No. It’s not. I have never moved a dead body in my life for anyone. Ever.

That said, sometimes it felt like I moved a dead body. After becoming a personal assistant, I carried this notion of writing a short film about the complicated relationship between a personal assistant and his or her boss — that feeling of “I can’t disagree. I have to say yes to every task. I have to be pleasant and easy to deal with.” Values can get easily compromised when you think that way. As a personal assistant, you’re essentially an extra limb for your boss. You represent him or her wherever you go; you often speak for them — you have to, in a sense, become them. So being defiant is not an option. You just have to go with the flow and do your best in the process.

Bad Assistant isn’t based on anyone I worked for. It’s more of an accumulation of my story and friends’ stories of what it’s like to work at the bottom of the barrel in Hollywood. It's really important for me to share this perspective because the people who hold these types of jobs — personal assistants, nannies, PAs on set — don’t normally have a voice that’s heard or valued. Whether they’ve signed an NDA or simply internalized the culture of hush-hush bad behavior, they’re the silent enablers.

When the #MeToo movement came out, I realized that, yes, there is sexual harassment in this industry, but there’s also a more general abuse of power — verbal, emotional, and sometimes physical — suffered by women and men who hold entry-level jobs in Hollywood.
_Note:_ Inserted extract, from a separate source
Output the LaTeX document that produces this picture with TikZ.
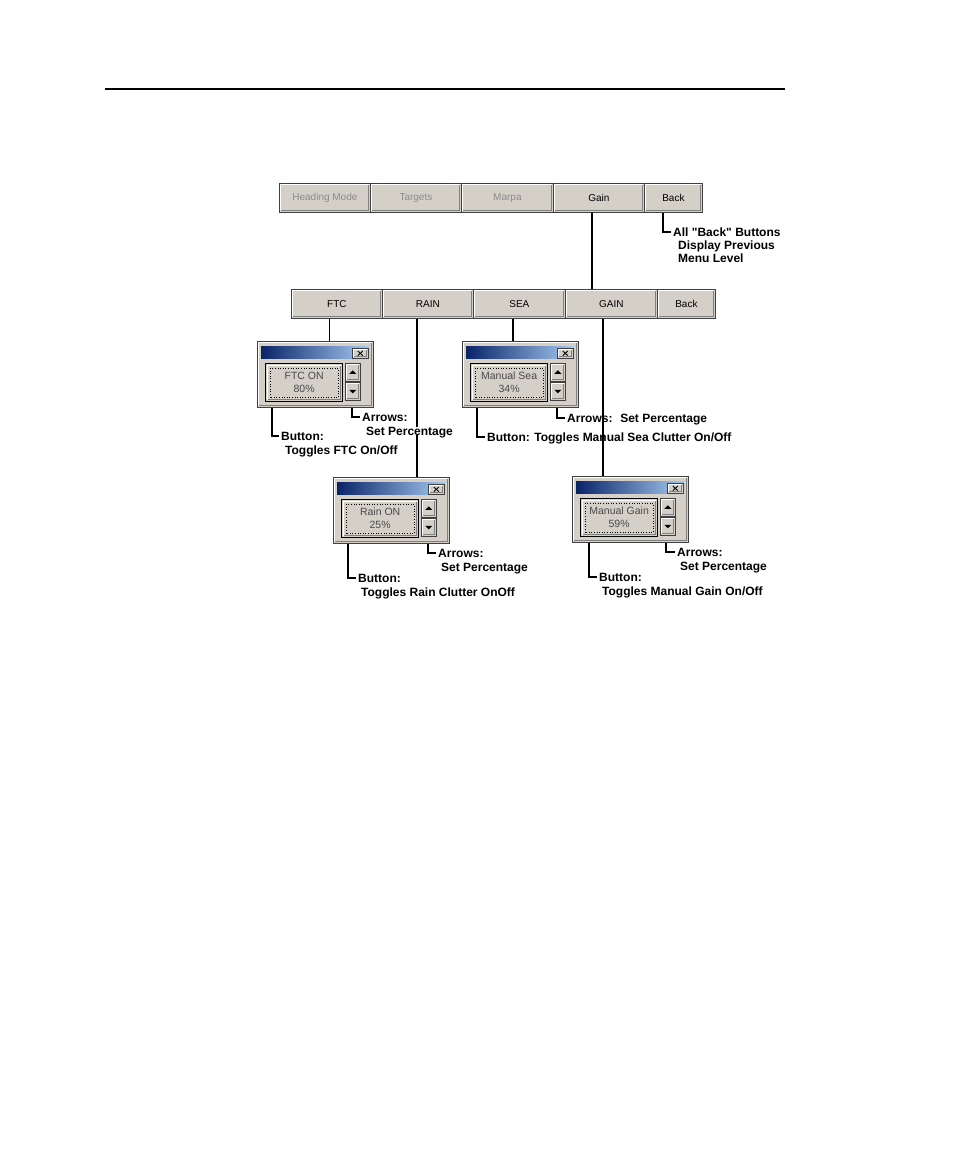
\documentclass[tikz,border=0pt]{standalone}
\usepackage{fontspec}
\setmainfont{Liberation Sans}[Ligatures=TeXOff]
\definecolor{winface}{HTML}{D4D0C8}
\definecolor{windark}{HTML}{404040}
\definecolor{winshadow}{HTML}{808080}
\definecolor{winnavy}{HTML}{0A246A}
\definecolor{winlight}{HTML}{A6CAF0}
\definecolor{disgray}{HTML}{8A8A8A}
\definecolor{dlgtext}{HTML}{4A4A4A}
\pgfdeclarelayer{bg}
\pgfdeclarelayer{paper}
\pgfsetlayers{paper,bg,main}
\tikzset{
  bevel/.style={path picture={
    \draw[white,line width=1pt] ([shift={(1.5pt,1.5pt)}]path picture bounding box.south west) |- ([shift={(-1.5pt,-1.5pt)}]path picture bounding box.north east);
    \draw[winshadow,line width=1pt] ([shift={(1.5pt,1.5pt)}]path picture bounding box.south west) -| ([shift={(-1.5pt,-1.5pt)}]path picture bounding box.north east);}},
  menubtn/.style={anchor=north west, minimum height=29, inner sep=0pt, fill=winface, draw=windark, line width=0.8pt, bevel, font=\fontsize{10}{12}\selectfont},
  dlgframe/.style={anchor=north west, minimum width=116, minimum height=66, inner sep=0pt, fill=winface, draw=windark, line width=0.8pt, bevel},
  titlebar/.style={anchor=north west, minimum width=108, minimum height=12, inner sep=0pt, left color=winnavy, right color=winlight, draw=none},
  closebtn/.style={anchor=north west, minimum width=16, minimum height=10, inner sep=0pt, fill=winface, draw=windark, line width=0.6pt, bevel},
  xmark/.style={line width=0.9pt, black},
  spinbtn/.style={anchor=north west, minimum width=15, minimum height=18, inner sep=0pt, fill=winface, draw=windark, line width=0.6pt, bevel},
  defbtn/.style={anchor=north west, minimum width=77, minimum height=38, inner sep=0pt, fill=winface, draw=black, line width=1.3pt, align=center, text=dlgtext, font=\fontsize{10.5}{13}\selectfont,
    path picture={
    \draw[white,line width=1pt] ([shift={(2pt,2pt)}]path picture bounding box.south west) |- ([shift={(-2pt,-2pt)}]path picture bounding box.north east);
    \draw[winshadow,line width=1pt] ([shift={(2pt,2pt)}]path picture bounding box.south west) -| ([shift={(-2pt,-2pt)}]path picture bounding box.north east);
    \draw[black,dotted,line width=0.6pt] ([shift={(4.5pt,4.5pt)}]path picture bounding box.south west) rectangle ([shift={(-4.5pt,-4.5pt)}]path picture bounding box.north east);}},
  lbl/.style={anchor=west, inner xsep=2pt, inner ysep=0pt, text height=8.6pt, text depth=0pt, font=\bfseries\fontsize{12}{13}\selectfont},
  leader/.style={line width=2pt, black, line join=miter},
  conn/.style={line width=1.8pt, black}
}
\newcommand{\winDlg}[5]{%
  \node[dlgframe] (#1) at (#2,#3) {};
  \node[titlebar] (#1title) at ([shift={(4,5)}]#1.north west) {};
  \node[closebtn] (#1close) at ([shift={(95,7)}]#1.north west) {};
  \draw[xmark] ([shift={(-2.5pt,-2.3pt)}]#1close.center) -- ([shift={(2.5pt,2.3pt)}]#1close.center)
               ([shift={(-2.5pt,2.3pt)}]#1close.center) -- ([shift={(2.5pt,-2.3pt)}]#1close.center);
  \node[defbtn] (#1btn) at ([shift={(8,22)}]#1.north west) {#4\\#5};
  \node[spinbtn] (#1up) at ([shift={(88,22)}]#1.north west) {};
  \node[spinbtn] (#1dn) at ([shift={(88,41)}]#1.north west) {};
  \fill ([shift={(-3.5pt,-1.5pt)}]#1up.center) -- ([shift={(3.5pt,-1.5pt)}]#1up.center) -- ([shift={(0pt,2pt)}]#1up.center) -- cycle;
  \fill ([shift={(-3.5pt,1.5pt)}]#1dn.center) -- ([shift={(3.5pt,1.5pt)}]#1dn.center) -- ([shift={(0pt,-2pt)}]#1dn.center) -- cycle;
}
\begin{document}
\begin{tikzpicture}[x=1pt,y=-1pt]
\useasboundingbox (0,0) rectangle (954,1159);
\begin{pgfonlayer}{paper}
\fill[white] (0,0) rectangle (954,1159);
\end{pgfonlayer}
% page rule
\draw[line width=2pt] (105,89) -- (785,89);

% top menu bar
\node[menubtn,minimum width=91,text=disgray] (hm) at (279,183) {Heading Mode};
\node[menubtn,minimum width=91,text=disgray] (tg) at (370,183) {Targets};
\node[menubtn,minimum width=92,text=disgray] (mp) at (461,183) {Marpa};
\node[menubtn,minimum width=91] (gn) at (553,183) {Gain};
\node[menubtn,minimum width=58] (bk) at (644,183) {Back};

% second menu bar
\node[menubtn,minimum width=91] (mFTC) at (291,289) {FTC};
\node[menubtn,minimum width=91] (mRAIN) at (382,289) {RAIN};
\node[menubtn,minimum width=92] (mSEA) at (473,289) {SEA};
\node[menubtn,minimum width=92] (mGAIN) at (565,289) {GAIN};
\node[menubtn,minimum width=58] (mBack) at (657,289) {Back};

% dialogs
\winDlg{dftc}{257}{341}{FTC ON}{80\%}
\winDlg{dsea}{462}{341}{Manual Sea}{34\%}
\winDlg{drain}{333}{477}{Rain ON}{25\%}
\winDlg{dgain}{572}{476}{Manual Gain}{59\%}

% labels
\node[lbl] (backl) at (671,232) {All "Back" Buttons};
\node[lbl] (backl2) at (676,245) {Display Previous};
\node[lbl] (backl3) at (676,258) {Menu Level};

\node[lbl] (ftcA) at (360,417) {Arrows:};
\node[lbl,fill=white] (ftcA2) at (364,431) {Set Percentage};
\node[lbl] (ftcB) at (279,436) {Button:};
\node[lbl] (ftcB2) at (283,450) {Toggles FTC On/Off};

\node[lbl] (seaA) at (565,418) {Arrows:~ Set Percentage};
\node[lbl] (seaB) at (485,437) {Button: Toggles Manual Sea Clutter On/Off};

\node[lbl] (rainA) at (436,553) {Arrows:};
\node[lbl] (rainA2) at (439,567) {Set Percentage};
\node[lbl] (rainB) at (356,578) {Button:};
\node[lbl] (rainB2) at (359,592) {Toggles Rain Clutter OnOff};

\node[lbl] (gainA) at (675,552) {Arrows:};
\node[lbl] (gainA2) at (678,566) {Set Percentage};
\node[lbl] (gainB) at (597,577) {Button:};
\node[lbl] (gainB2) at (600,591) {Toggles Manual Gain On/Off};

% connectors
\coordinate (xg) at (592,0);
\coordinate (xb) at (663,0);
\coordinate (xf) at (329,0);
\coordinate (xr) at (417,0);
\coordinate (xs) at (513,0);
\coordinate (xn) at (603,0);
\begin{pgfonlayer}{bg}
\draw[conn,line width=1.4pt] (gn.south -| xg) -- (mGAIN.north -| xg);
\draw[leader] (bk.south -| xb) |- (backl.west);
\draw[conn,line width=1pt] (mFTC.south -| xf) -- (dftc.north -| xf);
\draw[conn] (mRAIN.south -| xr) -- (drain.north -| xr);
\draw[conn] (mSEA.south -| xs) -- (dsea.north -| xs);
\draw[conn] (mGAIN.south -| xn) -- (dgain.north -| xn);
\draw[leader] ([xshift=95pt]dftc.south west) |- (ftcA.west);
\draw[leader] ([xshift=15pt]dftc.south west) |- (ftcB.west);
\draw[leader] ([xshift=95pt]dsea.south west) |- (seaA.west);
\draw[leader] ([xshift=15pt]dsea.south west) |- (seaB.west);
\draw[leader] ([xshift=95pt]drain.south west) |- (rainA.west);
\draw[leader] ([xshift=15pt]drain.south west) |- (rainB.west);
\draw[leader] ([xshift=94pt]dgain.south west) |- (gainA.west);
\draw[leader] ([xshift=17pt]dgain.south west) |- (gainB.west);
\end{pgfonlayer}
\end{tikzpicture}
\end{document}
I’ve been bothered by it since moving to Los Angeles — not just that this manipulation exists, but that it’s so commonplace that everyone accepts it as normal. You can get sucked into a job for three years where you’re being emotionally abused and you tell yourself that’s just how Hollywood is . . . because that is how Hollywood is. Working a job that’s considered the bottom of the barrel always comes with consequences. To work your way up to having a voice, you don’t just need talent; you also need strength.